The lockout that shortened the 2011-12 NBA season was about money above all else. The owners were willing to scrap the season if they didn’t secure a much larger share of revenue in the new collective bargaining agreement, and that’s exactly what they were able to do, even if it took holding the players and the fans hostage for a while to get that accomplished.
While helping the league secure a more parity-driven system that focused on competitive balance wasn’t the ultimate goal, the new payroll tax system put into place that will take effect at the conclusion of the 2014-15 season may eventually cause that to be the case.
Teams like the Miami Heat, for example, may simply not be able to afford to keep LeBron James, Dwyane Wade, and Chris Bosh together to make multiple runs at the title, or, at the very least, they may not be able to surround them with anything more than minimum-salaried players.
From Ian Thomsen of Sports Illustrated:
As a repeat taxpayer, the Heat will be facing the highest incremental tax rates in NBA history. If, for example, the luxury-tax threshold is established at $75 million — a highly optimistic gain of roughly $5 million from this season — the Heat could be faced with a tax bill approaching $48 million. In total, they would be paying $141.3 million for 12 players.
“They’re going to have to break up their team,” predicted a rival general manager who has done the math.
Unless the NBA’s financial circumstances improve over the next couple of years, Arison will be faced with two unhappy choices: The Heat could run a big deficit in 2014-15 to pursue the championship, or he could break up their winning roster by way of trades, amnesty or by not re-signing James, Wade or Bosh, should they exercise their options to become free agents in 2014.
Thomsen’s piece breaks this all down in much more detail, so it’s definitely worth checking out in its entirety.
The bottom line, though, is this: We can expect the league’s superstar talent to spread out a little bit more in the coming seasons, as opposed to congregating in the league’s largest markets that have with the best weather and the brightest nightlife, as we’ve seen in recent years.
We’ve already seen teams begin to plan for this; New York didn’t want to sign Jeremy Lin to a large contract because of tax ramifications, and the same was true for Oklahoma City where James Harden was concerned.
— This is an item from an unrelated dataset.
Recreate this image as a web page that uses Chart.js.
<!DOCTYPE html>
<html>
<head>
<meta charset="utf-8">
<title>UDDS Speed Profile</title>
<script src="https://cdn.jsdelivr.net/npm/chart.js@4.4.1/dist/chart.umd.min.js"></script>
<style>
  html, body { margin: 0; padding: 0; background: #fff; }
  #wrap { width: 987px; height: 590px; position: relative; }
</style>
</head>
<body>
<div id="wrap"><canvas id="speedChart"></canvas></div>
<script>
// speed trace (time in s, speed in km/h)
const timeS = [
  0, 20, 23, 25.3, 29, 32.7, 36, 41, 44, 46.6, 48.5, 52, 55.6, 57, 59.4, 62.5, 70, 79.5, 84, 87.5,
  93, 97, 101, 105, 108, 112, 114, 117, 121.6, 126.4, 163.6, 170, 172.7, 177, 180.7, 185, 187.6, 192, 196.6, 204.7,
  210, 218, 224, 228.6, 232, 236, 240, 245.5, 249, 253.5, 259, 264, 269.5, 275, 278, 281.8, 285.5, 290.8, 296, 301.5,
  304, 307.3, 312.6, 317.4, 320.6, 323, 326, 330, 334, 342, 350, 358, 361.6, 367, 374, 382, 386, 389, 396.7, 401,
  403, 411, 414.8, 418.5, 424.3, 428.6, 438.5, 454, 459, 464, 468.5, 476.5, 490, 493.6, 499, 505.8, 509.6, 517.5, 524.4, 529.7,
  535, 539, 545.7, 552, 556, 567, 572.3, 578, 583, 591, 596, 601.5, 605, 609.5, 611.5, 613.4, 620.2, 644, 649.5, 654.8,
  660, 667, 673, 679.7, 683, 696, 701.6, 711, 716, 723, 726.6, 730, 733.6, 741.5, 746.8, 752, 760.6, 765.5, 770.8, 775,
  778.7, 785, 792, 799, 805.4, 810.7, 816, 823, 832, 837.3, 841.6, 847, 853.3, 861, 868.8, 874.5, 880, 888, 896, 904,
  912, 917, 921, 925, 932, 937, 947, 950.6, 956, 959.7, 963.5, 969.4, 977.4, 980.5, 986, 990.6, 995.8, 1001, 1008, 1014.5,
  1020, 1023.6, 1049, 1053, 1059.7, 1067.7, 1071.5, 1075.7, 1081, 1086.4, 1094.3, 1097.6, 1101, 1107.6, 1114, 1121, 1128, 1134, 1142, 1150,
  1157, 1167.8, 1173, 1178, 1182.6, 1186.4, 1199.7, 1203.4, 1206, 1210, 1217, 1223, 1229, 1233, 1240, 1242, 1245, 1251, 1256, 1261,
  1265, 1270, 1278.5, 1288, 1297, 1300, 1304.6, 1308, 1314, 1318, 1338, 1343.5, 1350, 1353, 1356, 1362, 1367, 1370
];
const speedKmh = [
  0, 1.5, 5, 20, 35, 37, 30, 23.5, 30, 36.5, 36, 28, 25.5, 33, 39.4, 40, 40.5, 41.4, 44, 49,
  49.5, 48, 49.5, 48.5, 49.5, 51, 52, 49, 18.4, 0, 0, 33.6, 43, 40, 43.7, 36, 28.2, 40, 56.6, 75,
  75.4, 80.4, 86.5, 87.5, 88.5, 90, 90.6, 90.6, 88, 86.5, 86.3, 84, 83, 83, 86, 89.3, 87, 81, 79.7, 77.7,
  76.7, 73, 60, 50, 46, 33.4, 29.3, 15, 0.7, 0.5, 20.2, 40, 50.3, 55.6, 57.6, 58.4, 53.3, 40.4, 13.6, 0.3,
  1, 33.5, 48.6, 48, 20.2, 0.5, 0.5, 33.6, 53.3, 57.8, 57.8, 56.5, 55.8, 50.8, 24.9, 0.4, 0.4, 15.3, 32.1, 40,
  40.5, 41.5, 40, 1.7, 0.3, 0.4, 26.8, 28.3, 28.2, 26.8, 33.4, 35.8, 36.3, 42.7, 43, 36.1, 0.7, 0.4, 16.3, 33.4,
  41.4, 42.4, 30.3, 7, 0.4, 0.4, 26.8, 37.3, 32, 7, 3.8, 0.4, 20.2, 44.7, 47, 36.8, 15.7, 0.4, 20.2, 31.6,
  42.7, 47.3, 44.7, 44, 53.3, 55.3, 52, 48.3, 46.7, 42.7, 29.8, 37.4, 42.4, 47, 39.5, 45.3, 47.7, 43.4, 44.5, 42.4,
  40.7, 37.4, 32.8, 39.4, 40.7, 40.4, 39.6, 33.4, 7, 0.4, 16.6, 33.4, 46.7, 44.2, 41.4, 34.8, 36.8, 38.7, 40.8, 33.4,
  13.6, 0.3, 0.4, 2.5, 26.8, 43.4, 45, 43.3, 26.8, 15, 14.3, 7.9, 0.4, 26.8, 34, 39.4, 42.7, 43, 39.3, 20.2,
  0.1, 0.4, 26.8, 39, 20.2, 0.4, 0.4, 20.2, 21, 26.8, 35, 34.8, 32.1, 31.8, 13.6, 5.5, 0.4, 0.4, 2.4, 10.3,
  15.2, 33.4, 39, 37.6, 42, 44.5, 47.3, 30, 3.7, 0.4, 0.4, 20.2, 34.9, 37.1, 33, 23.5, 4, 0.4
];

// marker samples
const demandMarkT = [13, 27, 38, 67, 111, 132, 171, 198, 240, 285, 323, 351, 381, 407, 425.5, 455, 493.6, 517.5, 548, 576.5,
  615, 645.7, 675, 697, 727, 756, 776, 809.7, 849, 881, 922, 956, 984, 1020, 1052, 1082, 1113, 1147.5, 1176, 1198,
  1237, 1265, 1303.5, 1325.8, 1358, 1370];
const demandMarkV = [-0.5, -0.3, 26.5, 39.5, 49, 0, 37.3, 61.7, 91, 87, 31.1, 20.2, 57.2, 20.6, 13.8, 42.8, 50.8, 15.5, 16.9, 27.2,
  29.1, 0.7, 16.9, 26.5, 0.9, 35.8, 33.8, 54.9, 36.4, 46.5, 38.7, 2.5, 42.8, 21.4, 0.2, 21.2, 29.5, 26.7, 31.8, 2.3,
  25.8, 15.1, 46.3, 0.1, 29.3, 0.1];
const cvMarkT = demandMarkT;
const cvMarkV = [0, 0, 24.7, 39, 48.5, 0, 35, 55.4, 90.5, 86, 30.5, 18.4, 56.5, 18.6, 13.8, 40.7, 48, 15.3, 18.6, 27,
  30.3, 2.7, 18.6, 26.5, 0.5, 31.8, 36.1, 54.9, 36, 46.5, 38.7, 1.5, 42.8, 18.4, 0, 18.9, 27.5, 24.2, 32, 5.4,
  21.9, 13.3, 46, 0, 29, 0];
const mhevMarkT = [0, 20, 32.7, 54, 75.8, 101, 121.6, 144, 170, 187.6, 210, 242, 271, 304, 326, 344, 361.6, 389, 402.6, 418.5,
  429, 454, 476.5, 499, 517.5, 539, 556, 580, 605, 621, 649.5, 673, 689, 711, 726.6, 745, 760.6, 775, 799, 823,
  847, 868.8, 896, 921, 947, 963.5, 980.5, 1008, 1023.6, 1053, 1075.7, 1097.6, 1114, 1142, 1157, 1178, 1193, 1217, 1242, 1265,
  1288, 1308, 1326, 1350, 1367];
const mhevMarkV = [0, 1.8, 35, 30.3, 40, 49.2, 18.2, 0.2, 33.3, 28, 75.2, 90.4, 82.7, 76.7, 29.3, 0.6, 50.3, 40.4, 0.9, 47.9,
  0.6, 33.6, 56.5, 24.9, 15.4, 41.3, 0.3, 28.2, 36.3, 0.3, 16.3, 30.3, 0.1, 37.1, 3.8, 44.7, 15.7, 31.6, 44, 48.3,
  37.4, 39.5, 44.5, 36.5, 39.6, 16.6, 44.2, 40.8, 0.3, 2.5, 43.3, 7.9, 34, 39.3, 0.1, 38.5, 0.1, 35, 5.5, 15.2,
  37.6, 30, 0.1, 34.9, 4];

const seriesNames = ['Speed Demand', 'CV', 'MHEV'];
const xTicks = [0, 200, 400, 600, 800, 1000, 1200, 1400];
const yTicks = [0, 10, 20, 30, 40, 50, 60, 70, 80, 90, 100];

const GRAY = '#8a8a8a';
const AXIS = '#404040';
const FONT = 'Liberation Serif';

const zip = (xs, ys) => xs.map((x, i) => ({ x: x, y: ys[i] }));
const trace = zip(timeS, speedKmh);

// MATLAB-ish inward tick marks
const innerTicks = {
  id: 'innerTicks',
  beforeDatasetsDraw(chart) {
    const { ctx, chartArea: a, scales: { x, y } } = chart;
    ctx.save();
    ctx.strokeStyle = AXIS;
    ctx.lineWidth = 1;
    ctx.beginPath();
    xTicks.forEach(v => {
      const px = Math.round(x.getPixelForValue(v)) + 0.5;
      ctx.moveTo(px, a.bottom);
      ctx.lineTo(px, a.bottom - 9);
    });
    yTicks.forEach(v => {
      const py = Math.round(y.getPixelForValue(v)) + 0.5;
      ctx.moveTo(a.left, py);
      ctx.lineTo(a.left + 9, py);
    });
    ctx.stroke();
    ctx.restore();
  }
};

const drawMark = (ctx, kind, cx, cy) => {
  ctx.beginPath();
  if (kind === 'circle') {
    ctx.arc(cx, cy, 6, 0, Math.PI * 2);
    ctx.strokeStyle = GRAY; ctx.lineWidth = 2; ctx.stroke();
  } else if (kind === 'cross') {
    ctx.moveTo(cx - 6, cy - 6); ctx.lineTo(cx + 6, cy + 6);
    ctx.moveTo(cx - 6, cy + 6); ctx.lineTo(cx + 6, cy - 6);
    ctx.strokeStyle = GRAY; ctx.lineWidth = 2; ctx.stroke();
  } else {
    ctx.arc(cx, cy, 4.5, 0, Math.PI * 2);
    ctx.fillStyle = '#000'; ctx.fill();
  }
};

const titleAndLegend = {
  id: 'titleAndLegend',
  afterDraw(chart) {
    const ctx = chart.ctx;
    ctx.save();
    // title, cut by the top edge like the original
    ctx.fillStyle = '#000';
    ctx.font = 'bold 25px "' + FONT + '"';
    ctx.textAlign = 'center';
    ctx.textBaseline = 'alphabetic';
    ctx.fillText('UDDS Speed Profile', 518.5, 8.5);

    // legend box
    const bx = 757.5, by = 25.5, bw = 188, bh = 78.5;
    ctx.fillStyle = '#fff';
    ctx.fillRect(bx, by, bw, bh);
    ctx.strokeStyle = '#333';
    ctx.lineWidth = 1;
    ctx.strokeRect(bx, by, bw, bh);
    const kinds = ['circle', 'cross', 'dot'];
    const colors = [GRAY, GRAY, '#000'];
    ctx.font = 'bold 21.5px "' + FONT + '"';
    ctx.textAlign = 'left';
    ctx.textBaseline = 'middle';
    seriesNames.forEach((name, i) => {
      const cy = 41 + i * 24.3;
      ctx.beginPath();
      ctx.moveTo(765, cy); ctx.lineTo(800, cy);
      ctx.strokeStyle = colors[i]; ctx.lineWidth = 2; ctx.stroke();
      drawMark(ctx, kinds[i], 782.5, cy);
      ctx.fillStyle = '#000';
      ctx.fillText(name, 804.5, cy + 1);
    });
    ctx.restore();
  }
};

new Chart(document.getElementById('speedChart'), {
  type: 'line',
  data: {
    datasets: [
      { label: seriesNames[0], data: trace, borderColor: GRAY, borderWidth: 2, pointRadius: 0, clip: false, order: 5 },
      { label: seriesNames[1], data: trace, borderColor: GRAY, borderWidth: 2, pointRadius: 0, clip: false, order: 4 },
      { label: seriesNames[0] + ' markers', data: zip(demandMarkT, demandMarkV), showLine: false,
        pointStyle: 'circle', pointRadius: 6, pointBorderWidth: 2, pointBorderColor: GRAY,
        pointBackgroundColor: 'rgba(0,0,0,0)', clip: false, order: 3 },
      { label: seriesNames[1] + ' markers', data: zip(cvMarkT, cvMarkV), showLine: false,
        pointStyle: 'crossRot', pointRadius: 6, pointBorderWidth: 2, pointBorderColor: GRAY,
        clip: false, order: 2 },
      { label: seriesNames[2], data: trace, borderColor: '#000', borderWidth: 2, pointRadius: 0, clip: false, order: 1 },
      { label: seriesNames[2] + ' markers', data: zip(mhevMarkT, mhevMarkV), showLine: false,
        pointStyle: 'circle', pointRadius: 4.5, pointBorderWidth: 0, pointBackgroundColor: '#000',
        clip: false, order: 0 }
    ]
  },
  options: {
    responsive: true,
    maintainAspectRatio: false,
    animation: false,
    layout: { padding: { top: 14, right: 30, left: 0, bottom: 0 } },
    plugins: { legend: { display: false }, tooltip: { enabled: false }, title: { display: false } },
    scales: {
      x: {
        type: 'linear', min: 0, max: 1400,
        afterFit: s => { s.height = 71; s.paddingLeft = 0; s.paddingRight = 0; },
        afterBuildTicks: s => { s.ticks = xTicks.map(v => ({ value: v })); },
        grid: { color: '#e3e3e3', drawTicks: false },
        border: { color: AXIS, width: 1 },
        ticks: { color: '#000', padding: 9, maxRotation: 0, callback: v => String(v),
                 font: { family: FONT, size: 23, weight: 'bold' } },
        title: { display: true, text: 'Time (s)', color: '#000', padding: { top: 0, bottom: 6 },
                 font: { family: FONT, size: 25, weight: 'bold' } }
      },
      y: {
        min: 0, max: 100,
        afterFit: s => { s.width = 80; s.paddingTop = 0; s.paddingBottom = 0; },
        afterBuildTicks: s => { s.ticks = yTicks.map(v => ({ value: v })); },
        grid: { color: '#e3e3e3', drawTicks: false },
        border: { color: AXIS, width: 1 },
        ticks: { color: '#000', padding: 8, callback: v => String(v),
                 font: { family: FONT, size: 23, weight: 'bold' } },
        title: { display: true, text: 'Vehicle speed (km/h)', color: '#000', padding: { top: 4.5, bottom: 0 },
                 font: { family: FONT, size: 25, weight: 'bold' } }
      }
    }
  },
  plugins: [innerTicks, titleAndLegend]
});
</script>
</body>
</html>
The repeater-tax may not have been at the top of the list of demands when the teams went to the bargaining table with the Players’ Association last fall. But it may end up slowly having the affect that fans desire, which is to give more teams in more cities a legitimate shot at winning a title, thanks to the dilution of talent that will follow once those higher financial penalties for exceeding the salary cap are put into place.